Defendant acknowledges Abbott, but he contends that this Court's holding in that case, i.e. State Treasurer v Abbott, 249 Mich App 107; 640 NW2d 888 (2001), reversed 468 Mich 143 (2003), and Justice Kelly's dissent in Abbott, 468 Mich at 160 (KELLY, J., dissenting), "are the more rational paths toward compliance with the ERISA and the United States Supreme Court." However, as this Court has previously recognized, the majority opinion in Abbott, 468 Mich at 143 is binding precedent upon this Court "until such time as our Supreme Court instructs otherwise." State Treasurer v Sprague, 284 Mich App 235, 242; 772 NW2d 452 (2009); see also Paige, 476 Mich at 524. Accordingly, given that Abbott is binding precedent, this aspect of defendant's argument lacks merit.
--------
Defendant also cites Guidry v Sheet Metal Workers Nat'l Pension Fund (Guidry I), 493 US 365; 110 S Ct 680; 107 L Ed 2d 782 (1990), in support of his contention that the United States Supreme Court "held specifically that it is inappropriate to approve any generalized equitable exceptions to [29 USC 1056(d)(1)]." Defendant's reliance on Guidry I is misplaced. In that case, the Supreme Court held that a constructive trust imposed on future unpaid pension benefits violated ERISA's anti-alienation provision. See id. at 367, 372, 376. Unlike in Guidry I, in this case, the trial court did not impose a constructive trust on defendant's unpaid pension benefits and its order did not impact the plan itself. Rather the trial court order impacted pension benefits that had already been sent to defendant and deposited into his prison account. As previously noted, ERISA's anti-alienation provision does not extend to pension benefits that have been disbursed to the pensioner. Abbott, 468 Mich at 153-154; see also Guidry II, 39 F 3d at 1083.
Next, defendant contends that ERISA pre-empts "any state laws that relate to an employee benefit plan" and "displaces all state laws that fall within the sphere of the provision." To the extent defendant contends that the SCFRA is pre-empted by ERISA, defendant's argument lacks merit. ERISA pre-empts "any and all State laws insofar as they may now or hereafter relate to any employee benefit plan" covered by the statute. 29 USC 1144(a); Mackey v Lanier Collection Agency & Serv, 486 US 825, 829; 108 S Ct 2182; 100 L Ed 2d 836 (1988). In this case, the SCFRA is not pre-empted by ERISA because it is not a state law that "relates to" an employee benefit plan. Rather, as discussed above, SCFRA allows a trial court to "provide reimbursement to the state from 'assets' owned by a prisoner for expenses incurred in caring for the prisoner." Abbott, 468 Mich at 149. Here, pursuant to SCFRA, the trial court ordered the warden to direct defendant's pension benefits to the state only after they had been disbursed by the plan and received by defendant.
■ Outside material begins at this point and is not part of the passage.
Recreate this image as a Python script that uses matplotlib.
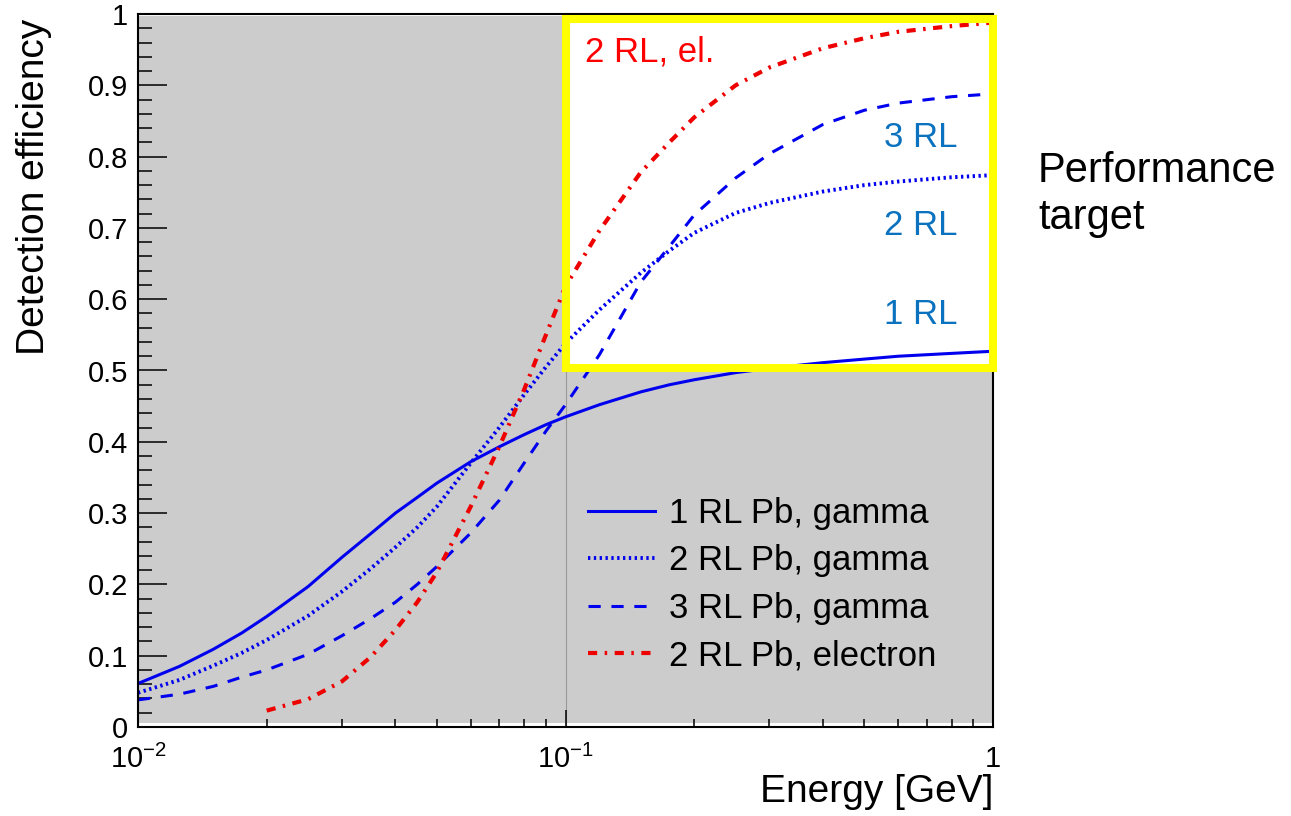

The court's order did not burden or infringe on the benefit plan itself. Thus, because the SCFRA does not relate to or have any impact on an employee benefit plan, it is not pre-empted by ERISA.
Finally, defendant contends that the trial court's order violated his due process rights under the Fourteenth Amendment. Defendant fails to provide any meaningful analysis in support of this aspect of his appeal other than stating, "[d]ue process under an invalid court procedure is no due process at all." To the extent defendant contends his substantive due process rights were violated, defendant's argument fails where, as discussed above, the trial court's order did not violate ERISA's anti-alienation provisions and where defendant has failed to articulate any other grounds on which the SCFRA is unconstitutional. See Wilson v Taylor, 457 Mich 232, 243; 577 NW2d 100 (1998), quoting Mitcham v Detroit, 355 Mich 182, 203; 94 NW2d 388 (1959) ("It is not sufficient for a party 'simply to announce a position or assert an error and then leave it up to this Court to discover and rationalize the basis for his claims, or unravel and elaborate for him his arguments, and then search for authority either to sustain or reject his position.'").
Similarly, defendant has failed to show that his procedural due process rights were violated. "The basic requirements of due process in a civil case include notice of the proceeding and a meaningful opportunity to be heard." Al-Maliki v LaGrant, 286 Mich App 483, 485; 781 NW2d 853 (2009). In this case, defendant was served with a copy of the complaint and the order to show cause, a hearing date was set for more than 30 days after service, and defendant was given an opportunity to respond. Additionally, in the order to show-cause, the trial court informed defendant that he could request an opportunity to participate in any hearing and the court indicated that it would fashion a method for the hearing to accommodate defendant. While defendant submitted a written response to the Treasurer's complaint and motion to show-cause, nothing in the record shows that he requested an opportunity to participate in the hearing. In sum, defendant has failed to show that his procedural due process rights were violated where he was given notice and a meaningful opportunity to be heard. Al-Maliki, 286 Mich App at 485.
Affirmed. No costs awarded to either party.